When the Church began, a small handful of people with no resources but the Gospel story and the grace of God were able to change the world forever. The surrounding culture was extremely hostile; they thought following someone who had been crucified was the dumbest thing they had ever heard, and they held to highly decadent values. Nonetheless, the mightiest empire that the world had ever seen was helpless to stop the Church from growing. We have all the resources that the early Church had and more.
When most Catholics are taught the faith, we not been taught to be evangelists. We have been prepared to be customers in the Church. Even in the seminary, we were not really taught how to spread the faith to others, but rather how to deal with people who already believed. Much of the way we are taught to talk about the faith only makes sense to those who already accept its basic premises. Furthermore, many, many Catholics stop learning about the faith after twelfth, eighth or even second grade, so they never learn the faith on an adult level. But, they keep learning in other areas, so that faith falls behind.
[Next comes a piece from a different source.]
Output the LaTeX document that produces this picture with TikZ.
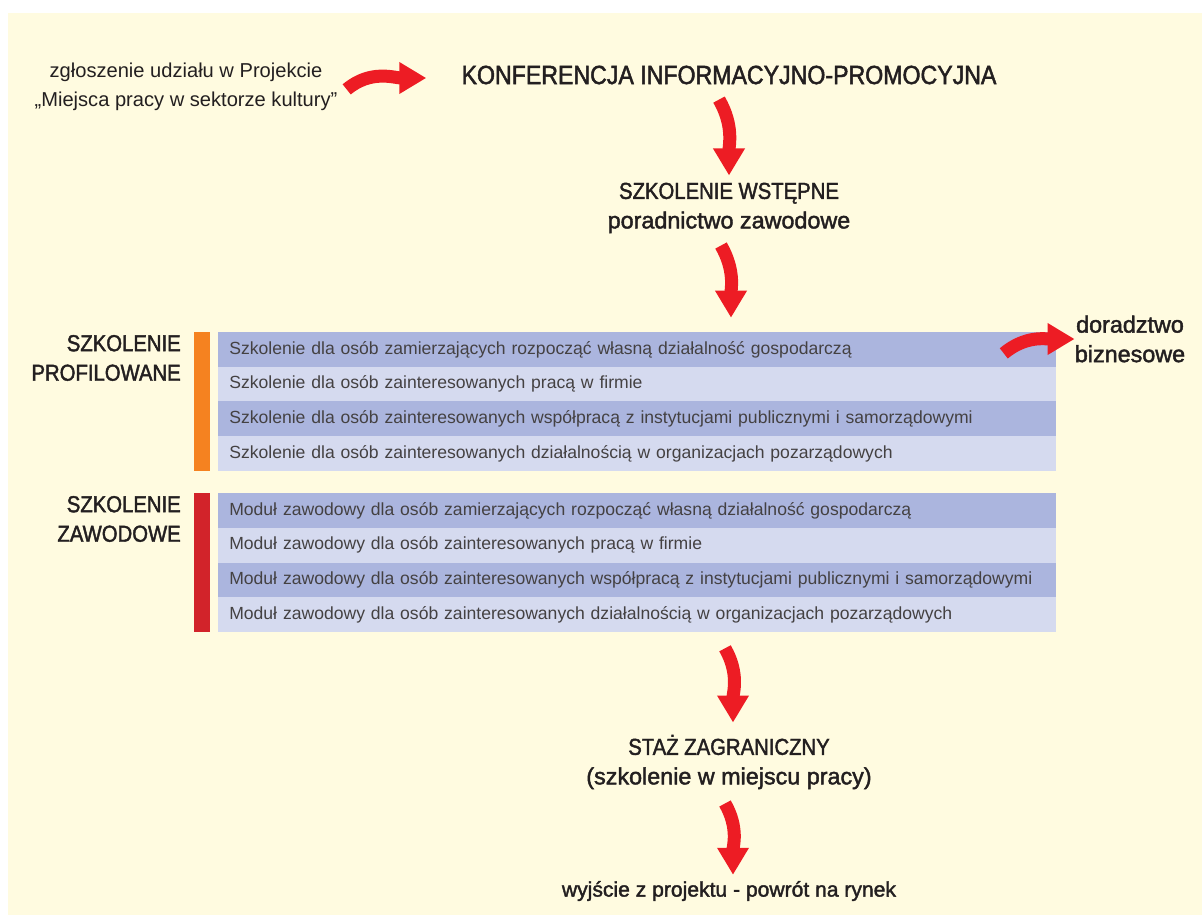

We know that Jesus, the Son of God, became man and died on the cross to save us from our sins. Okay, but what does it mean that He is the “Son of God”? What does dying on a cross have to do with saving us from our sins? Why do we need saving? What does it mean to save us? What is “sin” anyway and why does it matter? When if we can’t explain that in language that they can understand, it is not going to make sense to them. We are so used to our religious language, we have not learned to talk about this stuff without it.
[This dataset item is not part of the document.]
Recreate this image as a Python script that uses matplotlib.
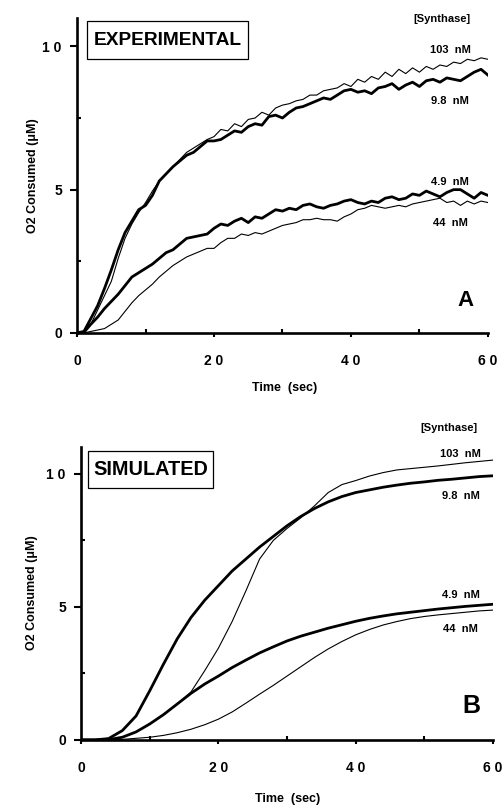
import numpy as np
import matplotlib
matplotlib.use("Agg")
import matplotlib.pyplot as plt
from matplotlib.ticker import MultipleLocator
from matplotlib.patches import Rectangle

plt.rcParams['font.family'] = ['Liberation Sans', 'DejaVu Sans']
plt.rcParams['font.weight'] = 'bold'

# experimental traces, one value per second (0..60 s)
t_exp = np.arange(0, 61)
exp_103 = [0, 0.05, 0.3, 0.8, 1.3, 1.8, 2.6, 3.3, 3.8, 4.2,
           4.55, 4.95, 5.3, 5.55, 5.8, 6.05, 6.3, 6.45, 6.6, 6.75,
           6.85, 7.1, 7.05, 7.3, 7.2, 7.45, 7.5, 7.7, 7.6, 7.85,
           7.95, 8.0, 8.1, 8.15, 8.3, 8.3, 8.45, 8.5, 8.55, 8.7,
           8.6, 8.85, 8.75, 8.95, 8.85, 9.1, 8.95, 9.2, 9.05, 9.25,
           9.1, 9.3, 9.2, 9.35, 9.3, 9.45, 9.4, 9.55, 9.5, 9.6, 9.55]
exp_98 = [0, 0.05, 0.5, 0.95, 1.55, 2.2, 2.9, 3.5, 3.9, 4.3,
          4.45, 4.8, 5.3, 5.55, 5.8, 6.0, 6.2, 6.3, 6.5, 6.7,
          6.7, 6.75, 6.9, 7.05, 7.0, 7.2, 7.3, 7.25, 7.55, 7.6,
          7.5, 7.7, 7.85, 7.9, 8.0, 8.1, 8.2, 8.15, 8.3, 8.45,
          8.5, 8.4, 8.45, 8.35, 8.55, 8.6, 8.7, 8.5, 8.65, 8.75,
          8.6, 8.8, 8.85, 8.75, 8.9, 8.85, 8.8, 8.95, 9.1, 9.2, 9.0]
exp_49 = [0, 0.02, 0.3, 0.55, 0.85, 1.1, 1.35, 1.65, 1.95, 2.1,
          2.25, 2.4, 2.6, 2.8, 2.9, 3.1, 3.3, 3.35, 3.4, 3.45,
          3.65, 3.8, 3.75, 3.9, 4.0, 3.85, 4.05, 4.0, 4.15, 4.3,
          4.25, 4.35, 4.3, 4.45, 4.5, 4.4, 4.35, 4.45, 4.5, 4.6,
          4.65, 4.55, 4.5, 4.6, 4.55, 4.7, 4.75, 4.65, 4.7, 4.85,
          4.8, 4.95, 4.85, 4.75, 4.9, 5.0, 5.0, 4.85, 4.7, 4.9, 4.8]
exp_44 = [0, 0.0, 0.05, 0.1, 0.15, 0.3, 0.45, 0.75, 1.05, 1.3,
          1.5, 1.7, 1.95, 2.15, 2.35, 2.5, 2.65, 2.75, 2.85, 2.95,
          2.95, 3.15, 3.3, 3.3, 3.45, 3.4, 3.5, 3.45, 3.55, 3.65,
          3.75, 3.8, 3.85, 3.95, 3.95, 4.0, 3.95, 3.95, 3.9, 4.05,
          4.15, 4.3, 4.35, 4.45, 4.4, 4.35, 4.4, 4.45, 4.4, 4.5,
          4.55, 4.6, 4.65, 4.7, 4.55, 4.6, 4.45, 4.6, 4.5, 4.6, 4.55]

# simulated traces, every 2 s
t_sim = np.arange(0, 61, 2)
sim_103 = [0, 0, 0.01, 0.1, 0.3, 0.6, 0.95, 1.35, 1.8, 2.6,
           3.45, 4.45, 5.6, 6.8, 7.5, 7.95, 8.35, 8.8, 9.3, 9.6,
           9.75, 9.92, 10.05, 10.15, 10.2, 10.25, 10.3, 10.36, 10.42, 10.47, 10.52]
sim_98 = [0, 0, 0.05, 0.35, 0.9, 1.85, 2.85, 3.8, 4.6, 5.25,
          5.8, 6.35, 6.8, 7.25, 7.65, 8.05, 8.4, 8.7, 8.95, 9.15,
          9.3, 9.4, 9.5, 9.58, 9.65, 9.7, 9.76, 9.8, 9.85, 9.9, 9.93]
sim_49 = [0, 0, 0.01, 0.1, 0.3, 0.6, 0.95, 1.35, 1.75, 2.1,
          2.4, 2.72, 3.0, 3.27, 3.5, 3.72, 3.9, 4.05, 4.2, 4.33,
          4.46, 4.57, 4.66, 4.74, 4.8, 4.86, 4.92, 4.97, 5.02, 5.06, 5.1]
sim_44 = [0, 0, 0, 0.02, 0.06, 0.1, 0.17, 0.27, 0.4, 0.57,
          0.78, 1.05, 1.38, 1.72, 2.05, 2.4, 2.75, 3.1, 3.42, 3.7,
          3.95, 4.15, 4.32, 4.45, 4.56, 4.64, 4.7, 4.75, 4.8, 4.85, 4.88]

conc_labels = ["103  nM", "9.8  nM", "4.9  nM", "44  nM"]
x_ticks = [0, 20, 40, 60]
x_ticklabels = ["0", "2 0", "4 0", "6 0"]
y_ticks = [0, 5, 10]
y_ticklabels = ["0", "5", "1 0"]

fig = plt.figure(figsize=(5.04, 8.06), dpi=100)
ax1 = fig.add_axes([0.153, 0.587, 0.815, 0.391])
ax2 = fig.add_axes([0.161, 0.082, 0.817, 0.363])


def style_axes(ax):
    ax.set_xlim(0, 60)
    ax.set_ylim(0, 11)
    for s in ['top', 'right']:
        ax.spines[s].set_visible(False)
    for s in ['left', 'bottom']:
        ax.spines[s].set_linewidth(1.9)
    ax.set_xticks(x_ticks)
    ax.set_xticklabels(x_ticklabels)
    ax.set_yticks(y_ticks)
    ax.set_yticklabels(y_ticklabels)
    ax.xaxis.set_minor_locator(MultipleLocator(10))
    ax.yaxis.set_minor_locator(MultipleLocator(2.5))
    ax.tick_params(axis='x', which='major', direction='out', length=3, width=1.5,
                   pad=12, labelsize=10)
    ax.tick_params(axis='y', which='major', direction='out', length=5, width=1.5,
                   pad=6, labelsize=10)
    ax.tick_params(which='minor', direction='in', length=3, width=1.5)
    ax.set_xlabel("Time  (sec)", fontsize=9, fontweight='bold')
    ax.set_ylabel("O2 Consumed (\u03bcM)", fontsize=9, fontweight='bold')


def title_box(ax, x0, x1, y0, y1, text, size):
    ax.add_patch(Rectangle((x0, y0), x1 - x0, y1 - y0, fc='white', ec='black',
                           lw=0.9, zorder=3))
    ax.text((x0 + x1) / 2, (y0 + y1) / 2, text, fontsize=size, ha='center',
            va='center', zorder=4)


style_axes(ax1)
ax1.plot(t_exp, exp_103, color='black', lw=0.8)
ax1.plot(t_exp, exp_98, color='black', lw=2.0)
ax1.plot(t_exp, exp_49, color='black', lw=2.0)
ax1.plot(t_exp, exp_44, color='black', lw=0.8)
ax1.yaxis.set_label_coords(-0.092, 0.5)
ax1.xaxis.set_label_coords(0.506, -0.156)
ax1.text(53.3, 10.94, "[Synthase]", fontsize=8, ha='center', va='center', clip_on=False)
for lab, yy in zip(conc_labels, [9.86, 8.08, 5.28, 3.85]):
    ax1.text(54.5, yy, lab, fontsize=8, ha='center', va='center')
ax1.text(56.8, 1.12, "A", fontsize=16, ha='center', va='center')
title_box(ax1, 1.46, 24.96, 9.55, 10.87, "EXPERIMENTAL", 13.8)

style_axes(ax2)
ax2.plot(t_sim, sim_103, color='black', lw=0.8)
ax2.plot(t_sim, sim_98, color='black', lw=2.0)
ax2.plot(t_sim, sim_49, color='black', lw=2.0)
ax2.plot(t_sim, sim_44, color='black', lw=0.8)
ax2.yaxis.set_label_coords(-0.105, 0.505)
ax2.xaxis.set_label_coords(0.502, -0.181)
ax2.text(53.6, 11.72, "[Synthase]", fontsize=8, ha='center', va='center', clip_on=False)
for lab, yy in zip(conc_labels, [10.75, 9.18, 5.43, 4.16]):
    ax2.text(55.3, yy, lab, fontsize=8, ha='center', va='center')
ax2.text(56.8, 1.27, "B", fontsize=18, ha='center', va='center')
title_box(ax2, 1.02, 19.22, 9.48, 10.86, "SIMULATED", 14.3)

fig.savefig("out.png", dpi=100)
Many people were raised Catholic and have left because they think it doesn’t make a lot of sense, or doesn’t make a lot of difference. I’ve talked to a lot of them, and if I understood Catholicism the way they did, I wouldn’t be Catholic either. I wouldn’t be Christian at all. They can have some strange ideas, and say terrible things about the faith (like, “so you believe that God put us here to guess the right religion, and if we guess wrong he will burn us in fire forever and ever, but he loves us.”). Whatever they were taught growing up, this is what they absorbed. It is futile to get mad at them for saying such things. We need to focus our energy on getting the faith out more effectively.
We have work to do. We need to understand our faith story better, and we need to learn to express it in ways that the world can find compelling. If what we claim to believe is true, the Gospel of Jesus Christ is the most powerful transformative force in the universe. We just need the will and the skill to do it, and the world can be transformed. Our weapons are the Word of Truth and loving action. God wants us to succeed.